I Neet, i giovani scoraggiati che non studiano né cercano lavoro sono cresciuti in Emilia-Romagna dal 8% del 2008 all’attuale 17,6%. Nella provincia di Rimini sono circa 5.000. Cosa può fare la scuola?
“Il dato è sicuramente preoccupante. Non c’è dubbio che la scuola debba ascoltare con attenzione i suggerimenti provenienti dalle indagini OCSE-PISA. Lo scollamento tra sistema formativo e mondo delle imprese è più evidente in Italia rispetto agli altri Paesi dell’Unione europea. Per questo la legge 107/2015 detta ‘Buona scuola’ dà particolare rilievo all’alternanza scuola lavoro”.
Ad un genitore che indirizza il figlio verso una scuola “professionalizzante” perché “con quella si trovi lavoro” cosa direbbe?

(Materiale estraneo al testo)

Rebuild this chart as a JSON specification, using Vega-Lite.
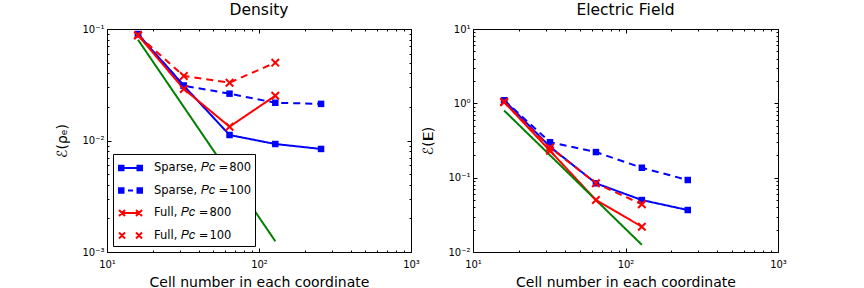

“Dati dell’Università e di Confindustria dicono che chi ha terminato gli studi tecnici e professionali trova lavoro in percentuale più che soddisfacente, in particolare nella nostra regione, mentre chi esce dal liceo ci mette più tempo. Ancora oggi, però, i laureati sono quelli col posto di lavoro più sicuro e con stipendi superiori. Bisogna certo tenere conto delle effettive inclinazioni e vocazioni della persona”.